# Thread: area of the region btwn 2 curves - polar coordinates

1. ## area of the region btwn 2 curves - polar coordinates

HI

So the two curves are r = sin x and r = cos x

The intersecting point is pi/4 which makes r = 1/sq rt 2

now I know A = 1/2 integral sign (S) a? b? r^2 dx

The question is what is a and b equal to? I am thinking that b could equal pi/4 and then I can multiply by 2 to get the full area but I don't know how to figure out what a would

hopefully I have given you all the info you need to help me.

Thanks

Calculus beginner

2. Originally Posted by calcbeg
HI

So the two curves are r = sin x and r = cos x

The intersecting point is pi/4 which makes r = 1/sq rt 2

now I know A = 1/2 integral sign (S) a? b? r^2 dx

The question is what is a and b equal to?
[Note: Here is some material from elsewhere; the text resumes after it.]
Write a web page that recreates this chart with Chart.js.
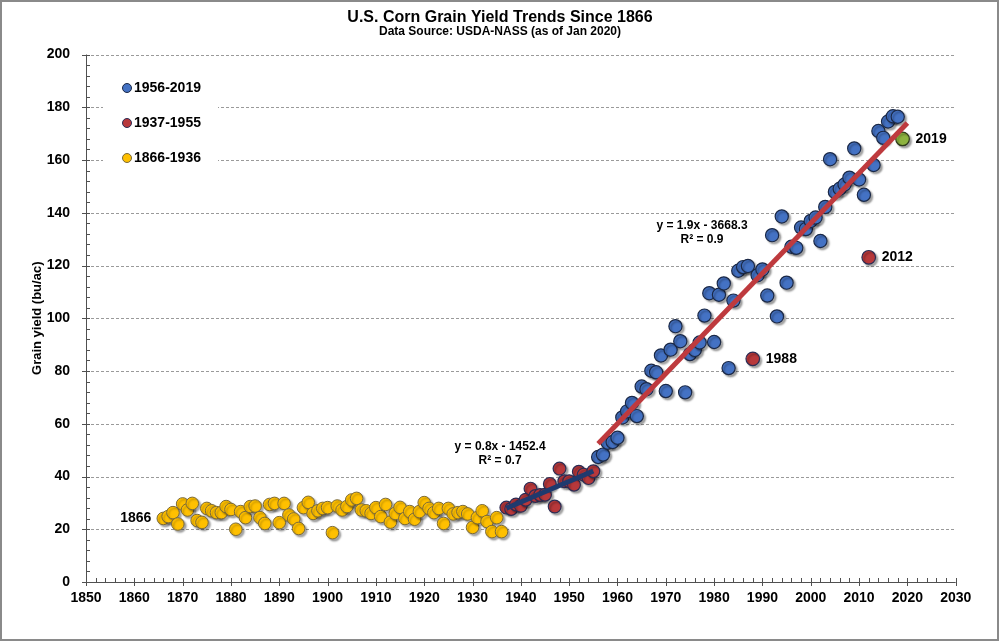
<!DOCTYPE html>
<html>
<head>
<meta charset="utf-8">
<script src="https://cdn.jsdelivr.net/npm/chart.js@4.4.1/dist/chart.umd.min.js"></script>
<style>
  html, body { margin: 0; padding: 0; background: #fff; }
  #wrap { width: 1000px; height: 643px; position: relative; }
  canvas { display: block; }
</style>
</head>
<body>
<div id="wrap"><canvas id="myChart" width="1000" height="643"></canvas></div>
<script>
// corn grain yield, bu/ac (one value per year)
const yieldEarly = [
  24.1, 24.8, 26.3, 22.0, 29.6, 27.3, 29.8, 23.3, 22.6, 27.9,
  27.0, 26.3, 26.3, 28.6, 27.5, 20.0, 26.7, 24.4, 28.6, 28.8,
  24.4, 22.2, 29.4, 29.8, 22.5, 29.8, 25.4, 23.9, 20.3, 28.2,
  30.2, 26.0, 27.0, 27.9, 28.2, 18.7, 28.8, 27.3, 28.6, 31.1,
  31.7, 27.3, 27.0, 26.0, 28.2, 24.8, 29.4, 22.7, 26.0, 28.3,
  24.1, 26.7, 23.8, 26.7, 30.1, 27.9, 26.3, 27.9, 22.2, 27.9,
  25.8, 26.3, 26.7, 25.8, 20.7, 24.4, 27.0, 22.9, 19.1, 24.4,
  19.1
];
const yieldMid = [
  28.2, 27.7, 29.4, 28.9, 31.2, 35.4, 32.6, 33.0, 33.1, 37.2,
  28.6, 43.0, 38.2, 38.2, 36.9, 41.8, 40.7, 39.4, 42.0
];
const yieldModern = [
  47.4, 48.3, 52.8, 53.1, 54.7, 62.4, 64.7, 67.9, 62.9, 74.1,
  73.1, 80.1, 79.5, 85.9, 72.4, 88.1, 97.0, 91.3, 71.9, 86.4,
  88.0, 90.8, 101.0, 109.5, 91.0, 108.9, 113.2, 81.1, 106.7, 118.0,
  119.4, 119.8, 84.6, 116.3, 118.5, 108.6, 131.5, 100.7, 138.6, 113.5,
  127.1, 126.7, 134.4, 133.8, 136.9, 138.2, 129.3, 142.2, 160.3, 147.9,
  149.1, 150.7, 153.3, 164.4, 152.6, 146.8, 123.1, 158.1, 171.0, 168.4,
  174.6, 176.6, 176.4, 168.0
];
const firstYearEarly = 1866;
const firstYearMid = 1937;
const firstYearModern = 1956;

const seriesLabels = ['1866-1936', '1937-1955', '1956-2019'];
const highlightYears = [1988, 2012, 2019];
const equationLabels = [
  ['y = 0.8x - 1452.4', 'R² = 0.7'],
  ['y = 1.9x - 3668.3', 'R² = 0.9']
];

const FONT = "'Liberation Sans', Arial, sans-serif";

function toPoints(firstYear, values) {
  return values.map((v, i) => ({ x: firstYear + i, y: v }));
}

// least squares line, returned as its two end points (forward = years of forecast)
function trend(pts, forward) {
  const n = pts.length;
  const mx = pts.reduce((s, p) => s + p.x, 0) / n;
  const my = pts.reduce((s, p) => s + p.y, 0) / n;
  let sxy = 0, sxx = 0;
  pts.forEach(p => { sxy += (p.x - mx) * (p.y - my); sxx += (p.x - mx) * (p.x - mx); });
  const m = sxy / sxx;
  const x0 = pts[0].x, x1 = pts[n - 1].x + forward;
  return [{ x: x0, y: my + m * (x0 - mx) }, { x: x1, y: my + m * (x1 - mx) }];
}

const earlyPts = toPoints(firstYearEarly, yieldEarly);
const midPts = toPoints(firstYearMid, yieldMid);
const modernPts = toPoints(firstYearModern, yieldModern);
const highlightPts = highlightYears.map(yr => modernPts.find(p => p.x === yr));
const modernPlain = modernPts.filter(p => !highlightYears.includes(p.x));

const colors = {
  early: '#FFC000', earlyEdge: '#7a6a3a',
  mid: '#B8383B', midEdge: '#2b2d55',
  modern: '#4472C4', modernEdge: '#1b2947',
  green: '#8DB33F', greenEdge: '#2e3b1a',
  midTrend: '#1F3A6E', modernTrend: '#BE3A3E'
};
const highlightFill = [colors.mid, colors.mid, colors.green];
const highlightEdge = [colors.midEdge, colors.midEdge, colors.greenEdge];

// drop shadow under the dots
const shadowPlugin = {
  id: 'shadow',
  beforeDatasetDraw(chart, args) {
    if (!chart.data.datasets[args.index].shadow) return;
    const c = chart.ctx;
    c.save();
    c.shadowColor = 'rgba(0,0,0,0.35)';
    c.shadowBlur = 2;
    c.shadowOffsetX = 2;
    c.shadowOffsetY = 2;
  },
  afterDatasetDraw(chart, args) {
    if (chart.data.datasets[args.index].shadow) chart.ctx.restore();
  }
};

// dashed grid, axis lines and major/minor tick marks
const axesPlugin = {
  id: 'axesDraw',
  beforeDatasetsDraw(chart) {
    const { ctx, chartArea: a, scales: { x, y } } = chart;
    ctx.save();
    ctx.strokeStyle = '#9a9a9a';
    ctx.lineWidth = 1;
    ctx.setLineDash([3, 2]);
    for (let v = 20; v <= 200; v += 20) {
      const py = Math.round(y.getPixelForValue(v)) + 0.5;
      ctx.beginPath(); ctx.moveTo(a.left, py); ctx.lineTo(a.right, py); ctx.stroke();
    }
    ctx.setLineDash([]);
    ctx.strokeStyle = '#505050';
    for (let v = 0; v <= 200; v += 4) {
      const py = Math.round(y.getPixelForValue(v)) + 0.5;
      const major = v % 20 === 0;
      ctx.beginPath(); ctx.moveTo(a.left - (major ? 4 : 0), py); ctx.lineTo(a.left + 4, py); ctx.stroke();
    }
    for (let v = 1850; v <= 2030; v += 2) {
      const px = Math.round(x.getPixelForValue(v)) + 0.5;
      const major = v % 10 === 0;
      ctx.beginPath(); ctx.moveTo(px, a.bottom - 4); ctx.lineTo(px, a.bottom + (major ? 4 : 0)); ctx.stroke();
    }
    ctx.beginPath();
    ctx.moveTo(Math.round(a.left) + 0.5, a.top);
    ctx.lineTo(Math.round(a.left) + 0.5, a.bottom);
    ctx.moveTo(a.left, Math.round(a.bottom) + 0.5);
    ctx.lineTo(a.right, Math.round(a.bottom) + 0.5);
    ctx.stroke();
    ctx.restore();
  }
};

// titles, legend, point labels, trend equations, frame
const textPlugin = {
  id: 'texts',
  afterDraw(chart) {
    const { ctx, chartArea: a, scales: { x, y } } = chart;
    ctx.save();
    ctx.fillStyle = '#000';
    ctx.textAlign = 'center';
    ctx.textBaseline = 'middle';
    ctx.font = 'bold 16px ' + FONT;
    ctx.fillText('U.S. Corn Grain Yield Trends Since 1866', 500, 18);
    ctx.font = 'bold 12px ' + FONT;
    ctx.fillText('Data Source: USDA-NASS (as of Jan 2020)', 500, 32);

    ctx.save();
    ctx.translate(37, (a.top + a.bottom) / 2);
    ctx.rotate(-Math.PI / 2);
    ctx.font = 'bold 13px ' + FONT;
    ctx.fillText('Grain yield (bu/ac)', 0, 0);
    ctx.restore();

    // legend
    ctx.fillStyle = '#fff';
    ctx.fillRect(103, 70, 115, 102);
    const legendRows = [
      [seriesLabels[2], colors.modern, colors.modernEdge],
      [seriesLabels[1], colors.mid, colors.midEdge],
      [seriesLabels[0], colors.early, colors.earlyEdge]
    ];
    legendRows.forEach((row, i) => {
      const ly = 88 + i * 35;
      ctx.beginPath();
      ctx.arc(127, ly, 4.5, 0, Math.PI * 2);
      ctx.fillStyle = row[1];
      ctx.fill();
      ctx.lineWidth = 1;
      ctx.strokeStyle = row[2];
      ctx.stroke();
      ctx.fillStyle = '#000';
      ctx.textAlign = 'left';
      ctx.font = 'bold 14px ' + FONT;
      ctx.fillText(row[0], 134, ly);
    });

    // point labels
    ctx.font = 'bold 14px ' + FONT;
    const first = earlyPts[0];
    ctx.textAlign = 'right';
    ctx.fillText(String(first.x), x.getPixelForValue(first.x) - 12, y.getPixelForValue(first.y));
    ctx.textAlign = 'left';
    highlightPts.forEach(p => {
      ctx.fillText(String(p.x), x.getPixelForValue(p.x) + 13, y.getPixelForValue(p.y));
    });

    // trend equations
    ctx.font = 'bold 12px ' + FONT;
    ctx.textAlign = 'center';
    const eqPos = [[1935.7, 51.3], [1977.5, 135]];
    equationLabels.forEach((lines, i) => {
      const px = x.getPixelForValue(eqPos[i][0]);
      const py = y.getPixelForValue(eqPos[i][1]);
      ctx.fillText(lines[0], px, py);
      ctx.fillText(lines[1], px, py + 14);
    });

    // outer frame
    ctx.strokeStyle = '#8a8a8a';
    ctx.lineWidth = 2;
    ctx.strokeRect(1, 1, 997, 639);
    ctx.restore();
  }
};

const ctx = document.getElementById('myChart').getContext('2d');
new Chart(ctx, {
  type: 'scatter',
  data: {
    datasets: [
      {
        label: 'trend ' + seriesLabels[2], data: trend(modernPts, 1), type: 'line',
        borderColor: colors.modernTrend, borderWidth: 5, pointRadius: 0, order: 0
      },
      {
        label: 'trend ' + seriesLabels[1], data: trend(midPts, 0), type: 'line',
        borderColor: colors.midTrend, borderWidth: 5, pointRadius: 0, order: 0
      },
      {
        label: 'highlight', data: highlightPts, shadow: true, order: 1,
        pointRadius: 6.8, pointBackgroundColor: highlightFill,
        pointBorderColor: highlightEdge, pointBorderWidth: 1.2
      },
      {
        label: seriesLabels[2], data: modernPlain, shadow: true, order: 2,
        pointRadius: 6.6, pointBackgroundColor: colors.modern,
        pointBorderColor: colors.modernEdge, pointBorderWidth: 1.2
      },
      {
        label: seriesLabels[1], data: midPts, shadow: true, order: 3,
        pointRadius: 6.4, pointBackgroundColor: colors.mid,
        pointBorderColor: colors.midEdge, pointBorderWidth: 1.2
      },
      {
        label: seriesLabels[0], data: earlyPts, shadow: true, order: 4,
        pointRadius: 6.3, pointBackgroundColor: colors.early,
        pointBorderColor: colors.earlyEdge, pointBorderWidth: 1
      }
    ]
  },
  options: {
    responsive: false,
    animation: false,
    devicePixelRatio: 1,
    layout: { padding: { top: 54.5, right: 44.3, left: 0, bottom: 0 } },
    plugins: { legend: { display: false }, tooltip: { enabled: false }, title: { display: false } },
    scales: {
      x: {
        type: 'linear', min: 1850, max: 2030,
        grid: { display: false, drawTicks: false },
        border: { display: false },
        ticks: {
          stepSize: 10, padding: 8, maxRotation: 0, color: '#000',
          font: { family: FONT, size: 14, weight: 'bold' },
          callback: v => String(v)
        },
        afterFit: s => { s.height = 61; }
      },
      y: {
        min: 0, max: 200,
        grid: { display: false, drawTicks: false },
        border: { display: false },
        ticks: { stepSize: 20, padding: 16, color: '#000', font: { family: FONT, size: 14, weight: 'bold' } },
        afterFit: s => { s.width = 86; }
      }
    }
  },
  plugins: [shadowPlugin, axesPlugin, textPlugin]
});
</script>
</body>
</html>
I am thinking that b could equal pi/4 and then I can multiply by 2 to get the full area but I don't know how to figure out what a would

hopefully I have given you all the info you need to help me.

Thanks

Calculus beginner
note the symmetry in the graph ...

$A = \int_0^{\frac{\pi}{4}} \sin^2{\theta} \, d\theta$

or ...

$A = \int_{\frac{\pi}{4}}^{\frac{\pi}{2}} \cos^2{\theta} \, d\theta$

3. Now I actually figured out the pi/4 part while I was waiting for someone to guide me but I don't know how you picked the other boundary.

I was going to use a = c for one b = c for the other and then subtract the area of one from the area of the second to get the overlap..... but obviously I am missing the obvious.

By the way Skeeter you are my hero in this calculus world. My husband suggests I find out what you would like for Christmas.

Thanks

Calculus Beginner